──────── Data excerpt ────────

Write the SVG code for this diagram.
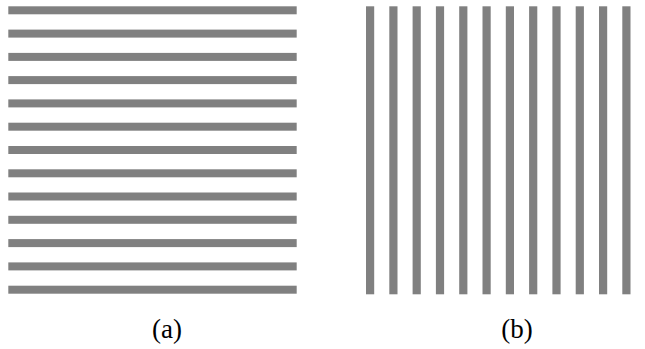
<svg xmlns="http://www.w3.org/2000/svg" width="645" height="349" viewBox="0 0 645 349">
<style>
.bar{fill:#808080}
.lbl{font-family:"Liberation Serif","DejaVu Serif",serif;font-size:27px;fill:#000;text-anchor:middle}
</style>
<rect width="645" height="349" fill="#fff"/>
<g id="panel-a">
<rect class="bar" x="8.3" y="6.3" width="288.4" height="8"/>
<rect class="bar" x="8.3" y="29.6" width="288.4" height="8"/>
<rect class="bar" x="8.3" y="52.9" width="288.4" height="8"/>
<rect class="bar" x="8.3" y="76.1" width="288.4" height="8"/>
<rect class="bar" x="8.3" y="99.4" width="288.4" height="8"/>
<rect class="bar" x="8.3" y="122.7" width="288.4" height="8"/>
<rect class="bar" x="8.3" y="146.0" width="288.4" height="8"/>
<rect class="bar" x="8.3" y="169.3" width="288.4" height="8"/>
<rect class="bar" x="8.3" y="192.5" width="288.4" height="8"/>
<rect class="bar" x="8.3" y="215.8" width="288.4" height="8"/>
<rect class="bar" x="8.3" y="239.1" width="288.4" height="8"/>
<rect class="bar" x="8.3" y="262.4" width="288.4" height="8"/>
<rect class="bar" x="8.3" y="285.7" width="288.4" height="8"/>
</g>
<g id="panel-b">
<rect class="bar" x="366.0" y="6.3" width="8.2" height="288"/>
<rect class="bar" x="389.3" y="6.3" width="8.2" height="288"/>
<rect class="bar" x="412.6" y="6.3" width="8.2" height="288"/>
<rect class="bar" x="435.9" y="6.3" width="8.2" height="288"/>
<rect class="bar" x="459.2" y="6.3" width="8.2" height="288"/>
<rect class="bar" x="482.5" y="6.3" width="8.2" height="288"/>
<rect class="bar" x="505.8" y="6.3" width="8.2" height="288"/>
<rect class="bar" x="529.1" y="6.3" width="8.2" height="288"/>
<rect class="bar" x="552.4" y="6.3" width="8.2" height="288"/>
<rect class="bar" x="575.7" y="6.3" width="8.2" height="288"/>
<rect class="bar" x="599.0" y="6.3" width="8.2" height="288"/>
<rect class="bar" x="622.3" y="6.3" width="8.2" height="288"/>
</g>
<g id="labels">
<text class="lbl" x="167" y="338">(a)</text>
<text class="lbl" x="517" y="338">(b)</text>
</g>
</svg>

────────

### Task details
Repeat the material above in full and exactly, omitting the pictures.

### Answer to the task
Write the SVG code for this diagram.
<svg xmlns="http://www.w3.org/2000/svg" width="645" height="349" viewBox="0 0 645 349">
<style>
.bar{fill:#808080}
.lbl{font-family:"Liberation Serif","DejaVu Serif",serif;font-size:27px;fill:#000;text-anchor:middle}
</style>
<rect width="645" height="349" fill="#fff"/>
<g id="panel-a">
<rect class="bar" x="8.3" y="6.3" width="288.4" height="8"/>
<rect class="bar" x="8.3" y="29.6" width="288.4" height="8"/>
<rect class="bar" x="8.3" y="52.9" width="288.4" height="8"/>
<rect class="bar" x="8.3" y="76.1" width="288.4" height="8"/>
<rect class="bar" x="8.3" y="99.4" width="288.4" height="8"/>
<rect class="bar" x="8.3" y="122.7" width="288.4" height="8"/>
<rect class="bar" x="8.3" y="146.0" width="288.4" height="8"/>
<rect class="bar" x="8.3" y="169.3" width="288.4" height="8"/>
<rect class="bar" x="8.3" y="192.5" width="288.4" height="8"/>
<rect class="bar" x="8.3" y="215.8" width="288.4" height="8"/>
<rect class="bar" x="8.3" y="239.1" width="288.4" height="8"/>
<rect class="bar" x="8.3" y="262.4" width="288.4" height="8"/>
<rect class="bar" x="8.3" y="285.7" width="288.4" height="8"/>
</g>
<g id="panel-b">
<rect class="bar" x="366.0" y="6.3" width="8.2" height="288"/>
<rect class="bar" x="389.3" y="6.3" width="8.2" height="288"/>
<rect class="bar" x="412.6" y="6.3" width="8.2" height="288"/>
<rect class="bar" x="435.9" y="6.3" width="8.2" height="288"/>
<rect class="bar" x="459.2" y="6.3" width="8.2" height="288"/>
<rect class="bar" x="482.5" y="6.3" width="8.2" height="288"/>
<rect class="bar" x="505.8" y="6.3" width="8.2" height="288"/>
<rect class="bar" x="529.1" y="6.3" width="8.2" height="288"/>
<rect class="bar" x="552.4" y="6.3" width="8.2" height="288"/>
<rect class="bar" x="575.7" y="6.3" width="8.2" height="288"/>
<rect class="bar" x="599.0" y="6.3" width="8.2" height="288"/>
<rect class="bar" x="622.3" y="6.3" width="8.2" height="288"/>
</g>
<g id="labels">
<text class="lbl" x="167" y="338">(a)</text>
<text class="lbl" x="517" y="338">(b)</text>
</g>
</svg>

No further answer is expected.